To be clear, these types of laws are not new. Similar bans have been proposed in states such as Arkansas, North Dakota, Georgia and Iowa. However, they have always been successfully challenged and struck down in court as they violated the Supreme Court’s 1973 decision in “Roe v. Wade”, which legalised abortion across the US. The Women’s Health Alliance president and CEO Amy Hagstrom Miller contends that restrictions like these “don’t do anything to reduce the need for abortion, they’re just blocking people from getting safe abortions.” 

However, this time, when Texas Governor Greg Abbott signed the Heartbeat Act into law the Supreme Court did something unusual: nothing. This is the first law contested under a new Supreme Court, with a 6-3 conservative majority. This change in composition happened last year after former President Donald Trump rushed to confirm Judge Amy Coney Barrett before he subsequently lost the presidential election to Joe Biden a week later. This move was harshly criticised by Democrats, abortion rights activists and others as a power grab by social conservatives. Justice Barrett, along with other Trump-appointees Justices Brett Kavanaugh and Neil Gorsuch, have been vague on where they stand on “Roe v. Wade”, which worried abortion rights advocates.

Their nervousness only grew when, in early September, the Supreme Court refused to immediately strike down the Texas law. Since then, the President Joe Biden’s administration and countless abortion providers have joined the fight against the new restrictions. Supreme Court Justices opened the door to hearing oral arguments, which occurred earlier this month. Reportedly, even some of the conservative Justices were skeptical of the Texas law, an encouraging sign for abortion rights supporters. The Supreme Courts final decision is expected soon.

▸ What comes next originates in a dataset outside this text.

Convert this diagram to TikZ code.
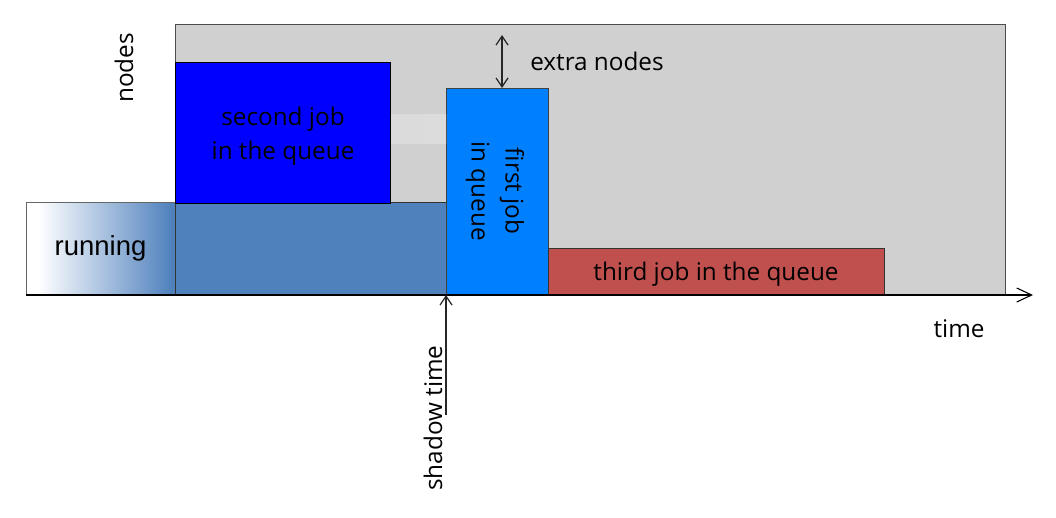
\documentclass[tikz,border=0pt]{standalone}
\usepackage{fontspec}
\setmainfont{Open Sans}
\newfontfamily\arialfont{Liberation Sans}
\usetikzlibrary{arrows.meta}
\definecolor{bggray}{RGB}{208,208,208}
\definecolor{steel}{RGB}{79,129,189}
\definecolor{jobblue}{RGB}{0,0,255}
\definecolor{firstblue}{RGB}{0,128,255}
\definecolor{thirdred}{RGB}{192,80,77}
\definecolor{bandgray}{RGB}{220,220,220}
\begin{document}
\begin{tikzpicture}[x=1pt,y=-1pt,
  box/.style={draw=black!80,line width=0.8pt,inner sep=0pt,outer sep=0pt,anchor=north west},
  lbl/.style={font=\fontsize{24.3}{34}\selectfont,text=black,align=center,inner sep=0pt},
  barb/.style={line width=1.2pt,draw=black!85},
  ]
\useasboundingbox (0,0) rectangle (1056,517);
% background gray area
\node[box,fill=bggray,draw=black!70,minimum width=830pt,minimum height=271pt] (bg) at (175,24) {};
% running job with gradient
\fill[white] (26,202) rectangle (175,295);
\shade[left color=white,right color=steel] (38,202) rectangle (172,295);
\fill[steel] (171,202) rectangle (175,295);
\node[box,draw=black!60,minimum width=149pt,minimum height=93pt,
  font=\arialfont\fontsize{27.5}{30}\selectfont] (run) at (26,202) {running};
% steel blue continuation
\node[box,fill=steel,minimum width=271pt,minimum height=93pt] (cont) at (175,202) {};
% second job
\node[box,fill=jobblue,draw=black,minimum width=215pt,minimum height=141pt] (sj) at (175,62) {};
\node[lbl] (sjl) at (283,136) {second job\\in the queue};
% first job
\node[box,fill=firstblue,draw=black!75,minimum width=102pt,minimum height=207pt] (fj) at (446,88) {};
\node[lbl,rotate=-90] (fjl) at (495,191) {first job\\in queue};
% faint band
\shade[left color=bandgray!90!bggray,right color=bandgray] (391,114) rectangle (446,143);
% third job
\node[box,fill=thirdred,draw=black!80,minimum width=336pt,minimum height=47pt] (tj) at (548,248) {};
\node[lbl] (tjl) at (716,274) {third job in the queue};
% axis
\coordinate (tend) at (1033,295);
\draw[line width=1.1pt,-{Straight Barb[length=15pt,width=14pt]}] (run.south west) -- (tend);
% extra nodes arrow
\coordinate (en) at (502,35);
\draw[barb,{Straight Barb[length=9pt,width=12pt]}-{Straight Barb[length=9pt,width=12pt]}] (en) -- (en |- fj.north);
% shadow time arrow
\coordinate (st) at (446,415);
\draw[barb,-{Straight Barb[length=9pt,width=12pt]}] (st) -- (fj.south west);
% labels
\node[lbl,rotate=90] (nodesl) at (124,68) {nodes};
\node[lbl] (enl) at (597,61) {extra nodes};
\node[lbl] (timel) at (959,329) {time};
\node[lbl,rotate=90] (stl) at (433,418) {shadow time};
\end{tikzpicture}
\end{document}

However, amidst the legal fight, the ban has been in effect for 2 months now, and has effected abortions massively with the procedures being halted during all of September. The Texas law has also inspired other Republican-controlled states to try their hand at passing abortion restrictions. A new Mississippi abortion law states that most abortions become illegal after 15 weeks of pregnancy by arguing that the foetus makes important physical developments after this stage and that abortions can become riskier for the mother. The Jackson Woman’s Health Organisation gave evidence towards the fact that fatal viability is not possible at 15 weeks into a pregnancy. The Supreme Court will hear arguments on this law as well. New restrictions are also being signed into law in Oklahoma, South Dakota, Montana, Tennessee, Ohio and New Hampshire though some have been blocked by low-level courts.

Abortion bans have brought a discussion about an ever broader issue: the oppression of women and their bodies. Slogans such as “my body my choice” have gained global recognition, with influential figures such as Emily Ratajkowski and Amy Schumer advocating for it.

The application of the Texas abortion ban on September 1st gave way to a wave of protests across the United States and the world. It has reincarnated a discussion about many of the issues women face, not only in regards to abortion, but systemically deep rooted issues in society that have held women back for centuries. The Supreme Court is expected to issue its final decision on the Texas Abortion Law on Monday but this is only the beginning of the battle over women’s rights.